Mortgage notes, and any other instrument of debt, can be bought and sold, readily.
The purpose is primarily to increase one's investment yield.
As an investor, this becomes a forth level profit center.
As a consumer it is a good option for replacing those saving accounts with 1% interest payments, CD with 2% interest payments, and easily reach 8% without trying. This is PERFECT for self directed IRAs. You should be looking for seasoned 8%+ notes.
Here is how I do it.
Any home loan with private lending, generally in second position, is a note that can be purchased. An investor just selling a cash flow, multi-unit property, for example, will very likely be looking for a 24 month place to park their assets until they are ready to buy new real estate. They money is currently in a holding situation with a zero or 3% yield. This is your note buyer.

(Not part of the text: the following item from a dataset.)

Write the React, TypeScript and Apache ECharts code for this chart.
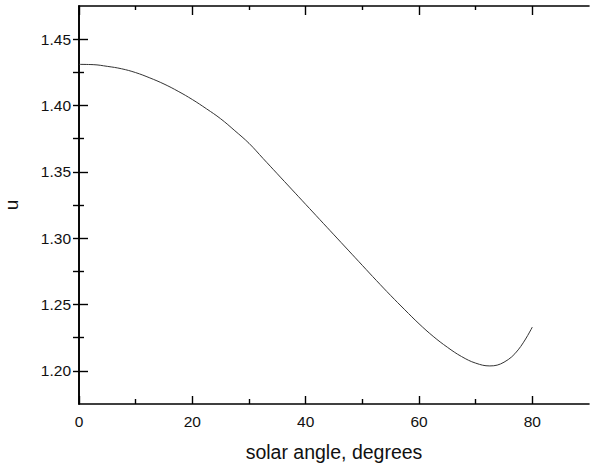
import React, { useEffect, useRef } from "react";
import * as echarts from "echarts";

const angles = [0, 2.5, 5, 7.5, 10, 12.5, 15, 17.5, 20, 22.5, 25, 27.5, 30, 32.5, 35, 37.5, 40, 42.5, 45, 47.5, 50, 52.5, 55, 57.5, 60, 62.5, 65, 67.5, 70, 72.5, 75, 77.5, 80];
const uValues = [1.431, 1.4308, 1.4295, 1.4277, 1.4248, 1.4208, 1.4162, 1.4107, 1.4045, 1.3975, 1.39, 1.381, 1.3715, 1.36, 1.3485, 1.337, 1.3255, 1.314, 1.3025, 1.291, 1.2795, 1.268, 1.2568, 1.246, 1.2355, 1.226, 1.2178, 1.2108, 1.2058, 1.2037, 1.2065, 1.2158, 1.233];

const xMajorTicks = [0, 20, 40, 60, 80];
const xMinorTicks = [10, 30, 50, 70];
const yMajorTicks = [1.2, 1.25, 1.3, 1.35, 1.4, 1.45];
const yMinorTicks = [1.225, 1.275, 1.325, 1.375, 1.425];
const yAllTicks = [1.2, 1.225, 1.25, 1.275, 1.3, 1.325, 1.35, 1.375, 1.4, 1.425, 1.45];

const X_MIN = 0, X_MAX = 90, Y_MIN = 1.175, Y_MAX = 1.475;
const FONT = "'Liberation Sans', Arial, Helvetica, sans-serif";
const LINE = { show: true, lineStyle: { color: "#000", width: 1.6 } };
const NOLINE = { show: false };

function tickAxis(position: string, ticks: number[], length: number, showLine: boolean, min: number, max: number) {
  return {
    type: "value",
    position,
    min,
    max,
    axisLine: showLine ? LINE : NOLINE,
    axisTick: { show: true, inside: true, length, customValues: ticks, lineStyle: { color: "#000", width: 1.4 } },
    axisLabel: { show: false },
    splitLine: { show: false },
  };
}

export default function App() {
  const ref = useRef<HTMLDivElement>(null);
  useEffect(() => {
    if (!ref.current) return;
    const chart = echarts.init(ref.current, null, { renderer: "svg" });
    chart.setOption({
      animation: false,
      backgroundColor: "#fff",
      grid: { left: 79, right: 2, top: 6, bottom: 59, containLabel: false, outerBoundsMode: "none" },
      xAxis: [
        {
          type: "value",
          position: "bottom",
          min: X_MIN,
          max: X_MAX,
          name: "solar angle, degrees",
          nameLocation: "middle",
          nameGap: 38,
          nameTextStyle: { fontFamily: FONT, fontSize: 19.5, color: "#111" },
          axisLine: LINE,
          axisTick: { show: true, inside: true, length: 8, customValues: xMajorTicks, lineStyle: { color: "#000", width: 1.4 } },
          axisLabel: { show: true, customValues: xMajorTicks, margin: 9, fontFamily: FONT, fontSize: 15.5, color: "#111" },
          splitLine: { show: false },
        },
        tickAxis("bottom", xMinorTicks, 5, false, X_MIN, X_MAX),
        tickAxis("top", xMajorTicks, 9, true, X_MIN, X_MAX),
        tickAxis("top", xMinorTicks, 4, false, X_MIN, X_MAX),
      ],
      yAxis: [
        {
          type: "value",
          position: "left",
          min: Y_MIN,
          max: Y_MAX,
          name: "u",
          nameLocation: "middle",
          nameGap: 58,
          nameTextStyle: { fontFamily: FONT, fontSize: 19, color: "#111" },
          axisLine: LINE,
          axisTick: { show: true, inside: true, length: 9, customValues: yMajorTicks, lineStyle: { color: "#000", width: 1.4 } },
          axisLabel: {
            show: true,
            customValues: yMajorTicks,
            margin: 8,
            fontFamily: FONT,
            fontSize: 15.5,
            color: "#111",
            formatter: (v: number) => v.toFixed(2),
          },
          splitLine: { show: false },
        },
        tickAxis("left", yMinorTicks, 5, false, Y_MIN, Y_MAX),
        tickAxis("right", yAllTicks, 6, true, Y_MIN, Y_MAX),
      ],
      series: [
        {
          type: "line",
          xAxisIndex: 0,
          yAxisIndex: 0,
          data: angles.map((a, i) => [a, uValues[i]]),
          smooth: 0.4,
          showSymbol: false,
          symbol: "none",
          lineStyle: { color: "#333", width: 1 },
        },
      ],
    });
    return () => chart.dispose();
  }, []);
  return <div ref={ref} style={{ position: "absolute", left: 0, top: 0, width: 591, height: 463 }} />;
}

Locate a note holder, public record, receiving interest greater than 8% and strike a deal for them to sell the note. Position yourself as a DISCOUNT note buyer. A discount note buyer...that's really important. This is the note holder , owner or seller.
The 'buyer' will purchase the note at face value for the increase in interest they will receive.
That's really, really simple. That is also the beauty of the whole affair. Be aware, there are unlimited variations in the ways this can play out.
There's clearly much more to know, but, keeping it simple, that is it in a nutshell.